No se puede saber el género de una tortuga a simple vista. Tal vez por eso al Papa que acaba de morir en la realidad que nos propone Cónclave, le gustaban las tortugas y las dejaba campear a sus anchas por los Palacios Vaticanos, porque se parecían a esos cardenales de caparazones rojizos a quienes lideraba, de cuyas ideas verdaderas el mundo apenas sabe algo, pues la obediencia al Sumo Pontífice es uno de los pilares del funcionamiento de la Iglesia Católica.
Por obediencia es que sigue en su puesto el Cardenal Lawrence, a pesar de las dudas que le manifestó al Santo Padre en su momento y que él mismo, veladamente, deja traslucir en el sermón de la misa que oficia como Decano del Colegio Cardenalicio que escogerá al nuevo Papa. ¿Lo harán bien? ¿Puede él mismo ser un candidato viable? ¿Parte de la confianza que el finado pontífice tenía en el prelado británico implica intervenir de tal manera en el cónclave que facciones conservadoras, como las que representa el cardenal italiano Tedesco, no triunfen? Todas estas encrucijadas morales y emocionales logra transmitirlas Ralph Fiennes con sus miradas en el recital de buena actuación que nos regala acá. Son varias procesiones las que lleva por dentro el cardenal y que gracias a la dirección precisa de Edward Berger, que jamás mueve la cámara sin necesidad y siempre escoge bien entre susurrarnos secretos y pensamientos íntimos con planos cercanos o asombrarnos con planos abiertos que muestran la magnificencia de los escenarios o la belleza de los rituales, convierten a Cónclave en un trepidante thriller político, como una partida de ajedrez en la que está en juego el destino de una institución milenaria.
Brillante es el trabajo de Nina Gold y Martin Ware, los directores de casting, al juntar un reparto de intérpretes que se dejan la piel en sus escenas, como Stanley Tucci, Isabella Rossellini —cuya mirada de ira podría convertirnos en estatuas de sal— y John Lithgow. Cada uno de ellos tendrá un momento para lucirse porque en vez de persecuciones frenéticas lo que tenemos acá son diálogos punzantes y en lugar de armas, palabras de alto calibre, como las de Sergio Castellitto, perfecto en el papel del retrógrado cardenal que recuerda con nostalgia la misa en latín.
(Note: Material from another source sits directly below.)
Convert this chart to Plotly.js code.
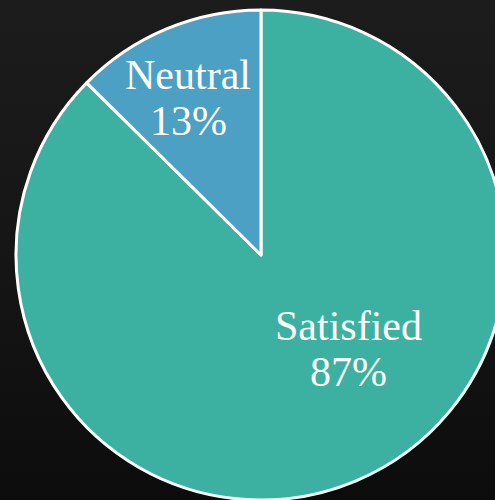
<!DOCTYPE html>
<html>
<head>
<meta charset="utf-8">
<script src="https://cdn.plot.ly/plotly-3.0.1.min.js"></script>
<style>
html,body{margin:0;padding:0;width:495px;height:500px;overflow:hidden;
background:linear-gradient(180deg,#1c1c1c 0%,#141414 60%,#0c0c0c 100%);}
#chart{width:510px;height:500px;}
</style>
</head>
<body>
<div id="chart"></div>
<script>
var labels = ["Satisfied", "Neutral"];
var values = [87.4, 12.6];
var colors = ["#3CB1A2", "#4BA0C4"];

// label placement styles (fraction of radius, angular nudge in degrees)
var labelRadius = [0.524, 0.706];
var labelNudge = [-20, -2.2];

var total = values.reduce(function(a, b){ return a + b; }, 0);
var annotations = [];
var cum = 0;
var font = {family: "Liberation Serif, DejaVu Serif, serif", size: 42, color: "#ffffff"};
for (var i = 0; i < values.length; i++) {
  var mid = (cum + values[i] / 2) / total * 360 + labelNudge[i];
  cum += values[i];
  var rad = mid * Math.PI / 180;
  var x = 0.5 + labelRadius[i] * 0.5 * Math.sin(rad);
  var y = 0.5 + labelRadius[i] * 0.5 * Math.cos(rad);
  var pct = Math.round(values[i] / total * 100) + "%";
  annotations.push({xref: "paper", yref: "paper", x: x, y: y, text: labels[i],
    showarrow: false, font: font, yshift: 23, xanchor: "center", yanchor: "middle"});
  annotations.push({xref: "paper", yref: "paper", x: x, y: y, text: pct,
    showarrow: false, font: font, yshift: -23, xanchor: "center", yanchor: "middle"});
}

Plotly.newPlot("chart", [{
  type: "pie",
  labels: labels,
  values: values,
  sort: false,
  direction: "clockwise",
  rotation: 0,
  marker: {colors: colors, line: {color: "#ffffff", width: 3}},
  textinfo: "none",
  hoverinfo: "none"
}], {
  width: 510,
  height: 500,
  margin: {l: 16, r: 4, t: 10, b: 0},
  paper_bgcolor: "rgba(0,0,0,0)",
  plot_bgcolor: "rgba(0,0,0,0)",
  showlegend: false,
  annotations: annotations
}, {staticPlot: true});
</script>
</body>
</html>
El juego del poder siempre será entretenido de ver, pero vestido con la majestad eclesial (fascinante diseño de producción de Suzie Davis) y acompañado de la música justa —que interroga y cuestiona cuando debe— compuesta por Volker Bertelmann, se convierte en una liturgia cinéfila.
Sobre todas las cosas, sin embargo, está la palabra, en este caso, el guion de orfebre que escribe Peter Straughan. No hay rareza más grande en estos tiempos que una película donde nadie dice idioteces y cada diálogo incluye varias capas de interpretaciones. Es él quien crea este artilugio narrativo que se reserva hasta el final una última sorpresa. Una que obliga a leerlo todo desde el principio. Como un libro sagrado o como esta misma columna apenas lo intenta.